The Tribunal in its award had estimated availability of 20 TMC of groundwater in Tamil Nadu but the stand taken by Tamil Nadu that over-extraction of groundwater without adequate replenishment is generally avoidable, so Supreme Court giving due regard to Tamil Nadu’s plea said that it is unhesitant opinion that at least 10 TMC of ground water available in the delta area of Tamil Nadu without any yield from 740 TMC of Cauvery Water.

For the domestic and industrial use of water of Tamil Nadu Supreme Court agreed with Tribunal that allows 20% for domestic purposes and 2.5% for industrial use and remaining would return to reservoirs, storage, tributaries and canals as the case may be.

The Tribunal had fixed the water requirement for the urban area of Bengaluru 8.70 TMC and 8.52 TMC for rural population. Supreme Court had overruled this quantification by saying that there is no basis for this whatsoever. Supreme Court had awarded an additional 4.75 TMC of water to Bengaluru city by asserting that “we are disposed to think so, for the city of Bengaluru, as an evident phenomenon, has burgeoned over the years and has grown today into a progressively sophisticated, sprawling, vibrant and a much aspired seat of intellectual excellence particularly in information technology and commercial flourish. It has transformed into a nerve centre of contemporaneous significance and its population is daily on the rise, thus, registering an ever enhancing demand for all civic amenities”. Supreme Court said though it is true and only 1/3rd of Bengaluru city located in the basin, but these principles of inter-state river basin and territorial or geographical demarcation cannot be always be strictly construed. As there been many instances in which a water deficit area had een provided water from water surplus area for example the water crisis of Latur district in Maharashtra.

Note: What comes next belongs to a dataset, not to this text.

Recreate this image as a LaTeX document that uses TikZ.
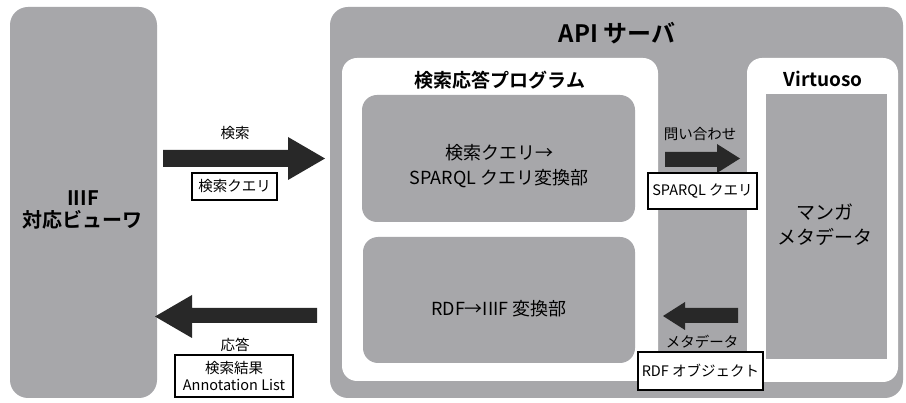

The Revised water allocation amongst states:
Karnataka- 270 TMC ( 10 TMC ( Ground water availability) + 4.75 TMC (For Bengaluru City))
Tamil Nadu- 404.25 (419 – 14.75) TMC
Rest of allocation is same as decided by the Tribunal.

Conclusion
No one in the History has ever thought of any water dispute within the nation like India which is water rich and known for its rivers. Unfortunately, we are now suffering from water crisis as most of the river water is polluted that even it can’t be use directly for irrigation and full credits goes to the Industrial development which is dumping the polluted waste water into rivers thus not only polluting the water but also disturbing the ecosystem in the water. As the most of the rivers in South India are non-perennial that is they are rain fed unlike the rivers in North India which are snow fed. So whenever there is weak monsoon problem arises and this problem become more serious when two riparian states share the water from the same river like in this case Karnataka and Tamil Nadu for the river Cauvery though this conflict comprises Kerala and Puducherry but the main problem is between the Karnataka and Tamil Nadu. Last year we saw the ugly face of this problem through violent protest and widespread vandalism on the streets of both the states.

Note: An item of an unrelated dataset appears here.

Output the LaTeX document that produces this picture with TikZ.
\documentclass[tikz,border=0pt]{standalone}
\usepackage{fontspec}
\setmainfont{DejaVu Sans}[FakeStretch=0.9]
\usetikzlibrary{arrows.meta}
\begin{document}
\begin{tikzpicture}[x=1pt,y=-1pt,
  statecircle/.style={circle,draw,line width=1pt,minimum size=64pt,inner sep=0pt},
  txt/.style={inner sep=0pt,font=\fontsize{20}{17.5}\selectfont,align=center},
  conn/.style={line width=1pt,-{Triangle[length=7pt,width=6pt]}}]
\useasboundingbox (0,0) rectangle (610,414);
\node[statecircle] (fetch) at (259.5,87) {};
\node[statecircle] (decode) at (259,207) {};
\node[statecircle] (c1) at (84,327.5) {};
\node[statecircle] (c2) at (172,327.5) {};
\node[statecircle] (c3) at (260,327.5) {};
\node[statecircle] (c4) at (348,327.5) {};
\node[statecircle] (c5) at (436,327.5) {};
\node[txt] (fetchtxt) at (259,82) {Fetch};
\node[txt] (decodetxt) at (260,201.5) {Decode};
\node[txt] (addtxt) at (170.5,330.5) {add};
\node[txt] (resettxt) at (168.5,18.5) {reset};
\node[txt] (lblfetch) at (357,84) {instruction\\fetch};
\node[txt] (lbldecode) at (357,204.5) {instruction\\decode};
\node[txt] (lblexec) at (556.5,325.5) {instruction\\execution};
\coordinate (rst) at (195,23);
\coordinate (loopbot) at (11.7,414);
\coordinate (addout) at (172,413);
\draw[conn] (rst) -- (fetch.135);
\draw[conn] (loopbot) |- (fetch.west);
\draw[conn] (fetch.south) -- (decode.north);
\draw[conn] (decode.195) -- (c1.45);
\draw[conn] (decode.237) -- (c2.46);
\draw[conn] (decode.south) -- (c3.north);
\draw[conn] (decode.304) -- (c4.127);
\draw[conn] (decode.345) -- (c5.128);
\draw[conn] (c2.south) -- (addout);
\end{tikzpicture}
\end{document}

As a result Tamil Nadu government approached to the apex court because the Karnataka government was not following the order given by the tribunal established by the central government to adjudicate the Cauvery dispute and this also arises the some sort of Constitutional crisis whether Supreme Court has jurisdiction on the inter-state water dispute or not but as the Supreme Court accepted the Special Leave Petition under the article 136 thus solving or rather say ignoring the constitutional crisis which poses by the Article 262 of the constitution which empowers the Parliament to excluding any court to adjudicate in inter-state water conflict but as the Supreme Court is the guardian of the constitution so its decision is final.

The problem of Cauvery water is very old and complex so it was once contemplated to link the North India’s perennial river with the South India river thus solving the water crisis in the southern part of the country but as the process is very complex because it will need huge finance, time and political will but it also hamper the ecosystem to a great deal thus instead solving the problem it may further aggravate it. As the problem arises only in those years when the monsoon is weak so it is burden on the government in respective states and the union government to form an effective water policy in the country and to enhance water management through schemes and spreading awareness among the citizens of the country against water wasting. It is very hard to digest despite being a very old and complex issue originating in 1892 it is still not solved by the any government as it can be concluded that it lacks any political will to solve the issue which is harassing the farmers of the both states. The last to last year violent protest that killed several people and damaged the public property because of the farmer protesting but it is very hard to believe that farmer who has not enough to feed himself and his family will burn the bus or took part in the vandalism. Political parties often took extreme positions and indulged in politics which makes problem solving through negotiations next to impossible.

Thus the problem will remain till the central government and state government does not arrive at a mutually beneficial solution leaving the petty politics side for once and solving the ages old issue thus giving the poor farmers of both the state a sigh of relief. Avery positive step is taken by the union government this year when Union Minister Uma Bharti had introduced the Inter-state River Water Disputes (Amendment) Bill, 2017 introduced in Lok Sabha in which there is a provision of Single Standing Tribunal (with multiple benches) instead of existing multiple tribunals thus making it more centralized. It also fixed the maximum time-period for adjudicating a dispute that is four and a half year and the decision of the tribunal shall be the final and binding with no requirement of publication in official Gazette. This bill is a revolutionary step in inter-state water disputes and it should be past from the parliament without any hurdles from the opposition parties by thinking for the people affected by these issues not for their political gains.